### Available data

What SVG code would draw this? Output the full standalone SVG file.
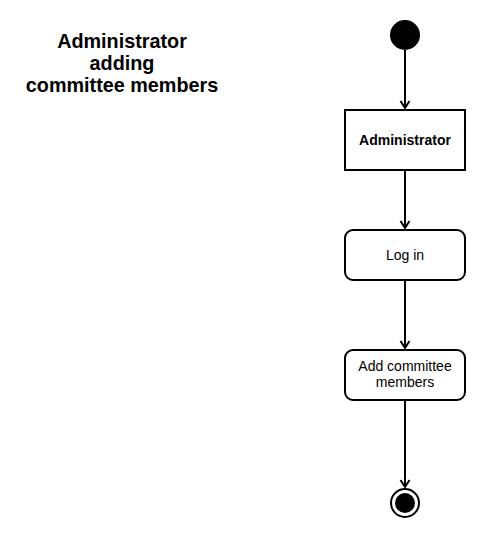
<svg xmlns="http://www.w3.org/2000/svg" width="491" height="540" viewBox="0 0 491 540">
<style>
.box{fill:#fff;stroke:#000;stroke-width:2}
.edge{fill:none;stroke:#000;stroke-width:2}
.t{font-family:"Liberation Sans",Arial,sans-serif;font-size:14px;text-anchor:middle;fill:#000}
.title{font-family:"Liberation Sans",Arial,sans-serif;font-size:19.8px;font-weight:bold;text-anchor:middle;fill:#000}
</style>
<defs>
<marker id="arr" markerWidth="12" markerHeight="12" refX="10" refY="6" orient="auto" markerUnits="userSpaceOnUse">
<path d="M3,1.5 L10,6 L3,10.5" fill="none" stroke="#000" stroke-width="2"/>
</marker>
</defs>
<rect width="491" height="540" fill="#fff"/>
<g id="title">
<text class="title" x="122" y="48">Administrator</text>
<text class="title" x="122" y="70">adding</text>
<text class="title" x="122" y="92">committee members</text>
</g>
<g id="connectors">
<line class="edge" x1="405" y1="50" x2="405" y2="108" marker-end="url(#arr)"/>
<line class="edge" x1="405" y1="170" x2="405" y2="228" marker-end="url(#arr)"/>
<line class="edge" x1="405" y1="280" x2="405" y2="348" marker-end="url(#arr)"/>
<line class="edge" x1="405" y1="400" x2="405" y2="487" marker-end="url(#arr)"/>
</g>
<g id="start">
<circle cx="405" cy="35" r="15" fill="#000"/>
</g>
<g id="administrator">
<rect class="box" x="345" y="110" width="120" height="60"/>
<text class="t" x="405" y="145" font-weight="bold" font-size="14.5px">Administrator</text>
</g>
<g id="login">
<rect class="box" x="345" y="230" width="120" height="50" rx="8"/>
<text class="t" x="405" y="260">Log in</text>
</g>
<g id="addmembers">
<rect class="box" x="345" y="350" width="120" height="50" rx="8"/>
<text class="t" x="405" y="371">Add committee</text>
<text class="t" x="405" y="387">members</text>
</g>
<g id="end">
<circle cx="405" cy="503" r="14" fill="#fff" stroke="#000" stroke-width="2"/>
<circle cx="405" cy="503" r="10" fill="#000"/>
</g>
</svg>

### What is expected
Quote the data above in full, leaving out the pictures it holds.

### Answer to this exercise
What SVG code would draw this? Output the full standalone SVG file.
<svg xmlns="http://www.w3.org/2000/svg" width="491" height="540" viewBox="0 0 491 540">
<style>
.box{fill:#fff;stroke:#000;stroke-width:2}
.edge{fill:none;stroke:#000;stroke-width:2}
.t{font-family:"Liberation Sans",Arial,sans-serif;font-size:14px;text-anchor:middle;fill:#000}
.title{font-family:"Liberation Sans",Arial,sans-serif;font-size:19.8px;font-weight:bold;text-anchor:middle;fill:#000}
</style>
<defs>
<marker id="arr" markerWidth="12" markerHeight="12" refX="10" refY="6" orient="auto" markerUnits="userSpaceOnUse">
<path d="M3,1.5 L10,6 L3,10.5" fill="none" stroke="#000" stroke-width="2"/>
</marker>
</defs>
<rect width="491" height="540" fill="#fff"/>
<g id="title">
<text class="title" x="122" y="48">Administrator</text>
<text class="title" x="122" y="70">adding</text>
<text class="title" x="122" y="92">committee members</text>
</g>
<g id="connectors">
<line class="edge" x1="405" y1="50" x2="405" y2="108" marker-end="url(#arr)"/>
<line class="edge" x1="405" y1="170" x2="405" y2="228" marker-end="url(#arr)"/>
<line class="edge" x1="405" y1="280" x2="405" y2="348" marker-end="url(#arr)"/>
<line class="edge" x1="405" y1="400" x2="405" y2="487" marker-end="url(#arr)"/>
</g>
<g id="start">
<circle cx="405" cy="35" r="15" fill="#000"/>
</g>
<g id="administrator">
<rect class="box" x="345" y="110" width="120" height="60"/>
<text class="t" x="405" y="145" font-weight="bold" font-size="14.5px">Administrator</text>
</g>
<g id="login">
<rect class="box" x="345" y="230" width="120" height="50" rx="8"/>
<text class="t" x="405" y="260">Log in</text>
</g>
<g id="addmembers">
<rect class="box" x="345" y="350" width="120" height="50" rx="8"/>
<text class="t" x="405" y="371">Add committee</text>
<text class="t" x="405" y="387">members</text>
</g>
<g id="end">
<circle cx="405" cy="503" r="14" fill="#fff" stroke="#000" stroke-width="2"/>
<circle cx="405" cy="503" r="10" fill="#000"/>
</g>
</svg>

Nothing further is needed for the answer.